I am a big QT fan. Except the dude should never ever act. REALLY not his forte.
I make an exception for his spot in Sleep With Me, but I realize I'm unreasonable about that movie.
I make an exception for his spot in Sleep With Me, but I realize I'm unreasonable about that movie.
The bit is hysterical. Like the movie a whole hell of a lot too, but the TOP GUN but is priceless (if another sorta-steal).
John Bloom/Joe Bob Briggs has a great essay about Resevoir Dogs in Profoundly Disturbing, and talks about the City on Fire thing. He speculates that maybe Tarantino felt weird about taking the plot from a recent movie by a contemporary, because he's usually pretty open about what he's lifting things from. And it certainly would have been better PR if he had, but yeah, it's not like Resevoir Dogs is just a remake.
He also makes an interesting argument that it's really a horror movie.
The critics who have dissed it -- for violence, for cynicism, for self-conscious artiness -- are looking for moral and philosophical content in a film that has none. It's a horror film, but instead of one Jason Voorhees, we have eight of them. And the most sociopathic of them all -- Mr. Pink, the character Tarantino modeled after himself -- is the only one who gets to survive.
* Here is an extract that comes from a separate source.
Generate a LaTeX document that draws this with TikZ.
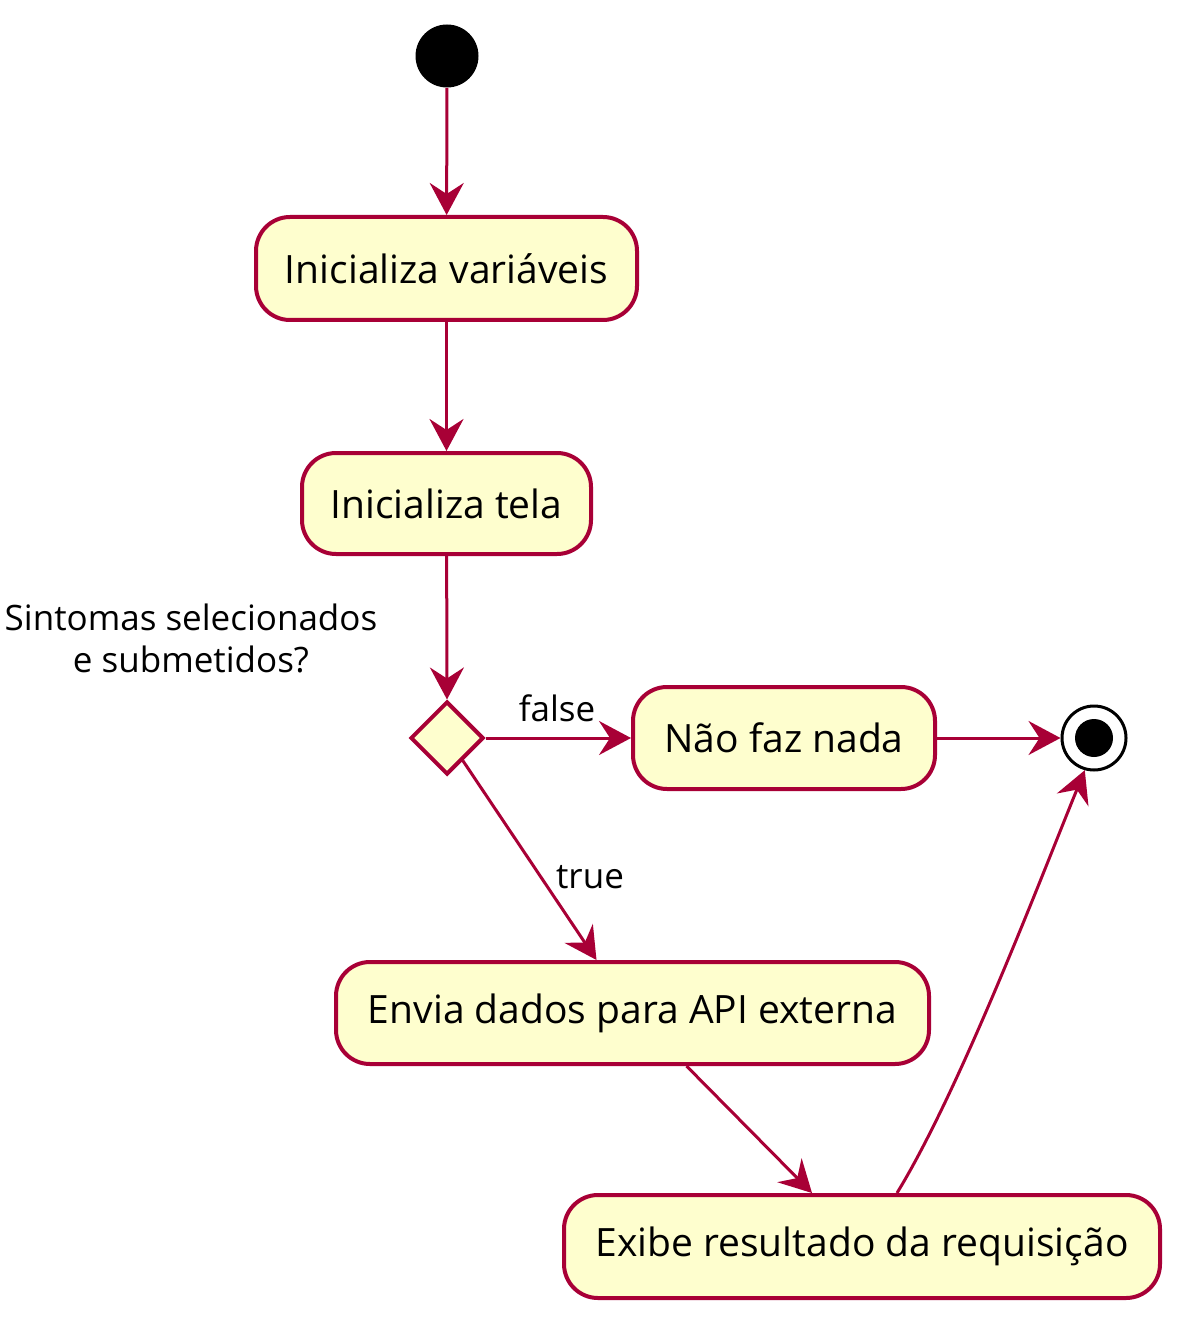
\documentclass[tikz,border=0pt]{standalone}
\usepackage{fontspec}
\setmainfont{Open Sans}
\usetikzlibrary{shapes.geometric,arrows.meta}
\definecolor{umlred}{HTML}{A80036}
\definecolor{umlfill}{HTML}{FEFECE}
\tikzset{
  act/.style={draw=umlred, fill=umlfill, line width=2pt, rounded corners=17pt,
    inner sep=0pt, font=\fontsize{19.5}{22}\selectfont},
  flow/.style={draw=umlred, line width=1.5pt,
    -{Stealth[length=16pt, width=17pt, inset=5.5pt]}},
  lbl/.style={font=\fontsize{17.5}{21}\selectfont, inner sep=0pt},
}
\begin{document}
\begin{tikzpicture}[x=0.5pt, y=-0.5pt]
\useasboundingbox (0,0) rectangle (1193,1331);
\node[circle, fill=black, minimum size=31.5pt, inner sep=0pt] (start) at (447,56) {};
\node[act, minimum width=190.5pt, minimum height=51.5pt] (b1) at (446.5,268.5) {Inicializa variáveis};
\node[act, minimum width=144.5pt, minimum height=50.5pt] (b2) at (446.5,503.5) {Inicializa tela};
\node[diamond, draw=umlred, fill=umlfill, line width=2pt, aspect=1, inner sep=0pt,
  minimum width=36.5pt, minimum height=36.5pt] (dia) at (447,738) {};
\node[lbl, align=center] (q) at (191,638) {Sintomas selecionados\\e submetidos?};
\node[act, minimum width=151pt, minimum height=51pt] (b3) at (784,738) {Não faz nada};
\node[circle, draw=black, line width=1.5pt, minimum size=32pt, inner sep=0pt] (end) at (1094,738) {};
\node[circle, fill=black, minimum size=19pt, inner sep=0pt] (endin) at (end.center) {};
\node[act, minimum width=296.5pt, minimum height=51pt] (b4) at (632.5,1013) {Envia dados para API externa};
\node[act, minimum width=298pt, minimum height=51.5pt] (b5) at (862,1246.5) {Exibe resultado da requisição};
\node[lbl] (lf) at (557,708) {false};
\node[lbl] (lt) at (590,877) {true};

\draw[flow] (start) -- (b1);
\draw[flow] (b1) -- (b2);
\draw[flow] (b2) -- (dia.north);
\draw[flow] (dia.east) -- (b3.west);
\draw[flow] (b3.east) -- (end.west);
\draw[flow] (dia.-55) -- ([xshift=-18pt]b4.north);
\draw[flow] ([xshift=27pt]b4.south) -- ([xshift=-25pt]b5.north);
\draw[flow] ([xshift=17.5pt]b5.north) .. controls (960,1090) and (1040,880) .. (end.254);
\end{tikzpicture}
\end{document}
The biggest influence on the style of RD, though, hasn't been mentioned. It's Mamet with guns. And Mr Pink dies; you hear him shot by the cops.
I'd submit that Joe Bob is mistaken. It's not a horror film; it's a heightened-reality tragedy of honor, just like its Hong Kong generic forbear. The point is that, between the Veteran and the Traitor, there's honesty -- apology for his treason -- in the end.
To draw from David's discussion of yesterday, it's very like the scene in Rififi where Cesar confesses to having ratted out his mates. He accepts the mandate that Tony le Stephanois execute him -- agrees that that is his due, takes it with dignity, and is perversely redeemed. Honor among thieves, all that.